Inquiring minds look east yet again today where there is growing concern that both the U.S. and Japan will default. Economists fear a sovereign default are “manifest” in Europe and will soon spread to both Japan and the U.S. as governments everywhere struggle to control deficits:
“Despite the recent drama, we believe we have only seen the opening and second act, with the rest of the plot still evolving,” London-based Buiter and colleagues wrote in a research note published today. “There is absolutely no safe” sovereign.
The warning comes after the threat of default forced Greece and Ireland to seek bailouts and as borrowing costs for Portugal this week surged at a six-month bill sale as investors speculate it will be next to seek aid. Elsewhere, U.S. lawmakers last month extended tax cuts and are now wrangling over whether to raise the nation’s debt limit, while Japan’s public debt is set to exceed twice the size of the economy this year.
“The U.S. and Japan likely cannot continue to ignore the issues of fiscal sustainability,” said the Citigroup economists, who added that it’s “only a matter of time” before the U.S. government can only fund itself through debt issuance at “significantly higher interest rates.”

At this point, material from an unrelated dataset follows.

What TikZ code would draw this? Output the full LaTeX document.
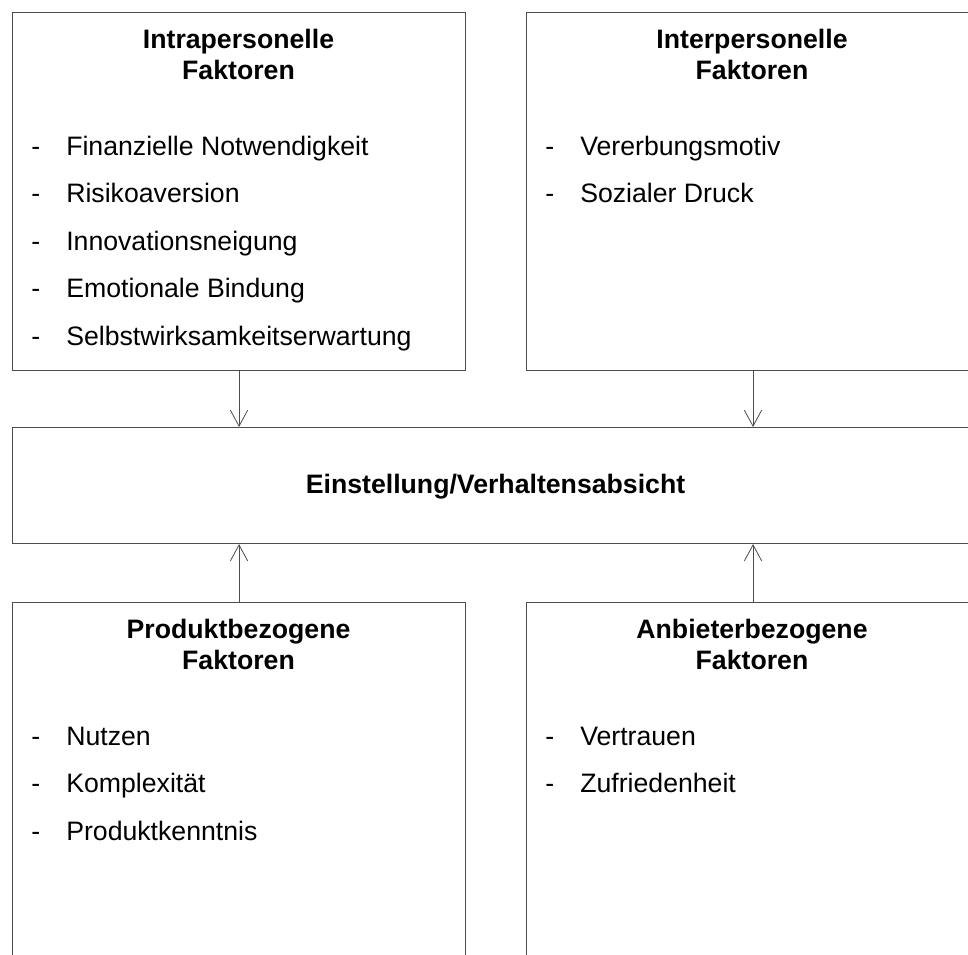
\documentclass[tikz,border=0pt]{standalone}
\usepackage{fontspec}
\setmainfont{Liberation Sans}
\usetikzlibrary{arrows.meta, positioning}

\begin{document}
\begin{tikzpicture}[
    x=0.75pt, y=-0.75pt,
    box/.style={draw=black!70, line width=0.8pt, anchor=north west,
                minimum width=339.75pt, minimum height=268.5pt, inner sep=0pt},
    wide/.style={draw=black!70, line width=0.8pt, anchor=north west,
                minimum width=725.25pt, minimum height=87pt, inner sep=0pt},
    title/.style={font=\bfseries\fontsize{20}{23.25}\selectfont, align=center,
                  anchor=base, inner sep=0pt},
    item/.style={font=\fontsize{20}{24}\selectfont, anchor=base west, inner sep=0pt},
    arrow/.style={-{Straight Barb[length=12pt, width=13pt]}, draw=black!70, line width=0.6pt},
]
\useasboundingbox (0,0) rectangle (968,954);
\clip (0,0) rectangle (968,954);

% Boxes
\node[box] (intra) at (12,12) {};
\node[box] (inter) at (526,12) {};
\node[wide] (einst) at (12,427) {};
\node[box] (produkt) at (12,602) {};
\node[box] (anbieter) at (526,602) {};

% Titles (base = last line)
\node[title] (intra-t) at (238.5,79) {Intrapersonelle\\Faktoren};
\node[title] (inter-t) at (752,79) {Interpersonelle\\Faktoren};
\node[title] (einst-t) at (495.5,493) {Einstellung/Verhaltensabsicht};
\node[title] (produkt-t) at (238.5,669) {Produktbezogene\\Faktoren};
\node[title] (anbieter-t) at (752,669) {Anbieterbezogene\\Faktoren};

% Lists
\foreach \t [count=\i from 0] in {Finanzielle Notwendigkeit, Risikoaversion,
        Innovationsneigung, Emotionale Bindung, Selbstwirksamkeitserwartung} {
    \node[item] (intra-d\i) at (31,{155+47.5*\i}) {-};
    \node[item] (intra-\i) at (66,{155+47.5*\i}) {\t};
}
\foreach \t [count=\i from 0] in {Vererbungsmotiv, Sozialer Druck} {
    \node[item] (inter-d\i) at (545,{155+47.5*\i}) {-};
    \node[item] (inter-\i) at (580,{155+47.5*\i}) {\t};
}
\foreach \t [count=\i from 0] in {Nutzen, Komplexität, Produktkenntnis} {
    \node[item] (produkt-d\i) at (31,{745+47.5*\i}) {-};
    \node[item] (produkt-\i) at (66,{745+47.5*\i}) {\t};
}
\foreach \t [count=\i from 0] in {Vertrauen, Zufriedenheit} {
    \node[item] (anbieter-d\i) at (545,{745+47.5*\i}) {-};
    \node[item] (anbieter-\i) at (580,{745+47.5*\i}) {\t};
}

% Arrows
\draw[arrow] (intra.south) -- (intra.south |- einst.north);
\draw[arrow] (inter.south) -- (inter.south |- einst.north);
\draw[arrow] (produkt.north) -- (produkt.north |- einst.south);
\draw[arrow] (anbieter.north) -- (anbieter.north |- einst.south);
\end{tikzpicture}
\end{document}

In another report, by JPMorgan, contained some startling concerns:
In a separate report also published today, JPMorgan Chase & Co. economist David Mackie said there is concern that if Spain seeks help “the current arrangements will not be able to contain the crisis” and that doubts about whether debt sustainability can be achieved without restructuring would linger and contagion could spread to Italy and Belgium.
“If that were to happen, euro-area policy makers would need to enlarge the current facilities,” said Mackie, noting that could involve moving to a system of debt guarantees and reducing the borrowing costs on the emergency cash.
Who spells PIIGS with a “B”? Did you notice in the quote above that a new country has entered the stage? Belguim is now officially being watched.